Quarterflash – Night Shift
from Night Shift soundtrack
(debuted #83, peaked #60, 8 weeks on chart)

My friend Will and I were quite smitten with Rindy Ross, lead singer and saxophonist for Quarterflash. The band had notched a pair of major hits in late ’81/early ’82 with Harden My Heart and Find Another Fool from the band’s self-titled debut.

Night Shift was the title song that I didn’t hear on the radio from a movie that I didn’t see (but apparently was on cable – which we didn’t have – all the time the following year). It starred Michael Keaton and Henry Winkler – Batman and Fonzie – running a brothel from a morgue.

(or something like that)

The song is a pleasant, little number with a laid-back, shuffling groove but doesn’t really pop like those earlier hits.

Huey Lewis & The News – Workin’ For A Livin’
from Picture This
(debuted #73, peaked #41, 9 weeks on chart)

There was a period of about five years during which it was damn near impossible to surf the dial and not come across a song by Huey Lewis & The News. Some folks had an almost deranged reaction to this saturation of the airwaves.

I quite liked some of their songs and the others I ignored.

The manic Workin’ For A Livin’ is one of the former.

Santana – Hold On
from Shangó

(debuted #72, peaked #15, 14 weeks on chart)

I don’t think I knew Santana in 1982 beyond Winning from the year before.

(it was a staple on the bowling alley jukebox)

Though I doubt it’s considered a Santana classic now, Q102 played the hell out of Hold On in ’82. I dug the song’s fluid feel and it does have a chorus that invites a singalong (or murmur under your breath in traffic).

It’s Just Like The Battle Of Stirling Bridge…Yet Completely Different

April 8, 2010

Before joining the ranks of corporate America several years ago, the end of the month merely meant that the rent would soon be due.

That was then.

Some of you might also labor in offices and cubicles, hunkered in some flourescently-lit bunker performing some task that, when you truly stop to ponder what it is that you do, is not only rather pointless but bordering on ridiculous.

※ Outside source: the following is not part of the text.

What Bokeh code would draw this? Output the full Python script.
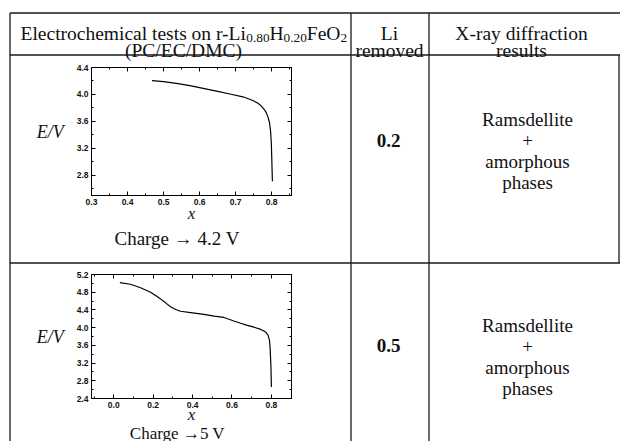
from bokeh.plotting import figure
from bokeh.models import Range1d, LinearAxis, FixedTicker, PrintfTickFormatter, GridBox
from bokeh.core.properties import value
from bokeh.embed import file_html
from bokeh.resources import INLINE

# ---- data: cell potential E (V) versus Li content x during charge ----
x_42 = [0.468, 0.500, 0.540, 0.573, 0.610, 0.650, 0.684, 0.720, 0.748, 0.762,
        0.771, 0.779, 0.785, 0.790, 0.794, 0.797, 0.799, 0.800, 0.801, 0.802]
e_42 = [4.205, 4.190, 4.160, 4.130, 4.090, 4.045, 4.007, 3.965, 3.910, 3.870,
        3.830, 3.780, 3.730, 3.660, 3.580, 3.450, 3.280, 3.100, 2.900, 2.710]

x_5 = [0.031, 0.085, 0.136, 0.187, 0.237, 0.263, 0.288, 0.314, 0.339, 0.390,
       0.458, 0.509, 0.559, 0.610, 0.644, 0.678, 0.712, 0.746, 0.771, 0.783,
       0.790, 0.793, 0.797, 0.798, 0.800]
e_5 = [5.017, 4.980, 4.900, 4.800, 4.650, 4.560, 4.470, 4.410, 4.370, 4.340,
       4.300, 4.260, 4.230, 4.150, 4.100, 4.050, 4.010, 3.960, 3.900, 3.830,
       3.720, 3.570, 3.200, 3.060, 2.660]

x_ticks_42 = [0.3, 0.4, 0.5, 0.6, 0.7, 0.8]
e_ticks_42 = [2.8, 3.2, 3.6, 4.0, 4.4]
x_ticks_5 = [0.0, 0.2, 0.4, 0.6, 0.8]
e_ticks_5 = [2.4, 2.8, 3.2, 3.6, 4.0, 4.4, 4.8, 5.2]

# ---- table contents ----
li_removed = ["0.2", "0.5"]
xrd_result = ["Ramsdellite", "+", "amorphous", "phases"]
captions = ["Charge  \u2192 4.2 V", "Charge  \u21925 V"]

SERIF = "Liberation Serif"
INK = "#111111"


def minor_between(ticks, lo, hi):
    step = ticks[1] - ticks[0]
    out, t = [], ticks[0] - step / 2
    while t <= hi + 1e-9:
        if t >= lo - 1e-9:
            out.append(round(t, 4))
        t += step
    return out


def style_axis(ax, major, minor, show_labels=True):
    ax.ticker = FixedTicker(ticks=major, minor_ticks=minor)
    ax.formatter = PrintfTickFormatter(format="%.1f")
    ax.major_tick_in = 4
    ax.major_tick_out = 0
    ax.minor_tick_in = 2
    ax.minor_tick_out = 0
    ax.axis_line_color = "black"
    ax.major_tick_line_color = "black"
    ax.minor_tick_line_color = "black"
    ax.major_label_text_font = "Liberation Sans"
    ax.major_label_text_font_style = "bold"
    ax.major_label_text_font_size = "8.5px"
    ax.major_label_text_color = INK
    ax.major_label_standoff = 3
    if not show_labels:
        ax.major_label_overrides = {t: "" for t in major}
        ax.major_label_text_font_size = "1px"
        ax.major_label_standoff = 0


def panel(xs, es, x_rng, e_rng, x_major, e_major, width, height, borders, label_gap):
    p = figure(width=width, height=height, x_range=Range1d(*x_rng), y_range=Range1d(*e_rng),
               output_backend="svg", toolbar_location=None, sizing_mode="fixed")
    p.grid.visible = False
    p.background_fill_alpha = 0
    p.border_fill_alpha = 0
    p.outline_line_color = "black"
    p.min_border_top, p.min_border_right, p.min_border_bottom, p.min_border_left = borders
    x_minor = minor_between(x_major, *x_rng)
    e_minor = minor_between(e_major, *e_rng)

    xa = p.xaxis[0]
    style_axis(xa, x_major, x_minor)
    xa.axis_label = "x"
    xa.axis_label_text_font = SERIF
    xa.axis_label_text_font_style = "italic"
    xa.axis_label_text_font_size = "17px"
    xa.axis_label_text_color = INK
    xa.axis_label_standoff = label_gap

    ya = p.yaxis[0]
    style_axis(ya, e_major, e_minor)
    ya.axis_label = "E/V"
    ya.axis_label_text_font = SERIF
    ya.axis_label_text_font_style = "italic"
    ya.axis_label_text_font_size = "18px"
    ya.axis_label_text_color = INK
    ya.axis_label_orientation = "horizontal"
    ya.axis_label_standoff = 10

    top = LinearAxis()
    style_axis(top, x_major, x_minor, show_labels=False)
    p.add_layout(top, "above")
    right = LinearAxis()
    style_axis(right, e_major, e_minor, show_labels=False)
    p.add_layout(right, "right")

    p.line(xs, es, line_color="black", line_width=1.2)
    return p


p1 = panel(x_42, e_42, (0.3, 0.855), (2.5, 4.4), x_ticks_42, e_ticks_42,
           330, 204, (11, 58, 65, 71), -4)
p2 = panel(x_5, e_5, (-0.113, 0.902), (2.4, 5.2), x_ticks_5, e_ticks_5,
           330, 177, (10, 59, 43, 71), -6)

# ---- table background: rules and cell text ----
bg = figure(frame_width=620, frame_height=441, x_range=Range1d(0, 620),
            y_range=Range1d(441, 0), output_backend="svg", toolbar_location=None,
            min_border=0, x_axis_location=None, y_axis_location=None, title=None)
bg.grid.visible = False
bg.outline_line_color = None

rule_x0 = [9.5, 9.5, 9.5, 9.5, 350.5, 428.5, 618.5]
rule_y0 = [12.5, 54.5, 262.5, 12.5, 12.5, 12.5, 54.5]
rule_x1 = [620, 620, 620, 9.5, 350.5, 428.5, 618.5]
rule_y1 = [12.5, 54.5, 262.5, 441, 441, 441, 262.5]
bg.segment(rule_x0, rule_y0, rule_x1, rule_y1, line_color="#1a1a1a", line_width=1.3)


def put(texts, xs, ys, size="19px", align="center", style="normal"):
    bg.text(x=xs, y=ys, text=texts, text_font=value(SERIF), text_font_size=size,
            text_align=align, text_baseline="alphabetic", text_font_style=style,
            text_color=INK)


# header line with subscripts, laid out run by run with Times-compatible advances
ADV = {'E': 611, 'l': 278, 'e': 444, 'c': 444, 't': 278, 'r': 333, 'o': 500, 'h': 500,
       'm': 778, 'i': 278, 'a': 444, ' ': 250, 's': 389, 'n': 500, '-': 333, 'L': 611,
       'H': 722, 'F': 556, 'O': 722, '0': 500, '2': 500, '8': 500, '.': 250}
runs = [("Electrochemical tests on r-Li", 1.0, 0), ("0.80", 0.68, 4), ("H", 1.0, 0),
        ("0.20", 0.68, 4), ("FeO", 1.0, 0), ("2", 0.68, 4)]
head_size = 19.5
cx = 20.0
for txt, scale, dy in runs:
    sz = head_size * scale
    put([txt], [cx], [33 + dy], size=f"{sz:.1f}px", align="left")
    cx += sum(ADV[c] for c in txt) * sz / 1000.0

put(["(PC/EC/DMC)"], [183], [50], size="19.5px")
put(["Li", "removed"], [389, 389], [33, 50], size="19.5px")
put(["X-ray diffraction", "results"], [521, 521], [33, 50], size="19.5px")

put(li_removed, [388, 388], [140, 345], style="bold")
put(xrd_result, [527] * 4, [119, 140, 161, 182])
put(xrd_result, [527] * 4, [325, 346, 367, 388])
put(captions[:1], [179], [238])
put(captions[1:], [179], [433], size="17px")

# the table spans the whole grid; the two charts sit on top of it in their cells
layout = GridBox(children=[(bg, 0, 0, 4, 3), (p1, 1, 1), (p2, 3, 1)],
                 rows=["56px", "204px", "4px", "177px"], cols=["20px", "330px", "270px"],
                 spacing=0)

open("out.html", "w").write(file_html(layout, INLINE))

(perhaps it’s all beamed somewhere as a reality show for aliens)

The end of the month means that there are goals and such that simply must be met lest it become a new month…

And to lead this crusade, the powers that be – paunchy, white men younger than they appear to be – tap into repeated viewings of Braveheart, channel Sir William Wallace (as portrayed by Mel Gibson) and roust the troops with militaristic speech.

It’s a strange ritual and difficult to take seriously.

But it’s a gig, right?

It’s been more than a week and my brain is still a bit addled. As I wait for normal brainwave activity to resume, here are four songs about the art of work…

Huey Lewis & The News – Workin’ For A Living
from Picture This

There was a period of about five years during which it was damn near impossible to surf the dial and not come across a song by Huey Lewis & The News. Some folks had an almost deranged reaction to this saturation of the airwaves.

I quite liked some of their songs and the others I ignored.

The infectious Workin’ For A Living is one of the former.

Dramarama – Work For Food
from Hi-Fi Sci-Fi

Dramarama was from New Jersey, but their sound always made me think of Minneapolis bands like The Replacements and Soul Asylum. I snagged one of the band’s CDs from a box of promos at a record store where I worked.

I was quite pleased and Work For Food was a massive hit in some parallel universe. It’s too insanely catchy not to have been.

Devo – Working In The Coal Mine
from Heavy Metal soundtrack

My high school friend Streuss was insane for Devo. The rest of us mostly knew a few songs and not much more.

One song which we all did know was the quirky gem Working In The Coal Mine. It was on the radio a bit and we all had seen Heavy Metal.

And I seem to recall Devo performing the song on the television show Fridays.

Aztec Camera – Working In A Goldmine
from Love

I first learned of Roddy Frame when I heard the effervescent Oblivious on 97X out of Oxford, Ohio in high school. I think that I heard Working In A Goldmine on the syndicated show Rock Over London and immediately was smitten with the dreamy song – “glitter, glitter everywere.”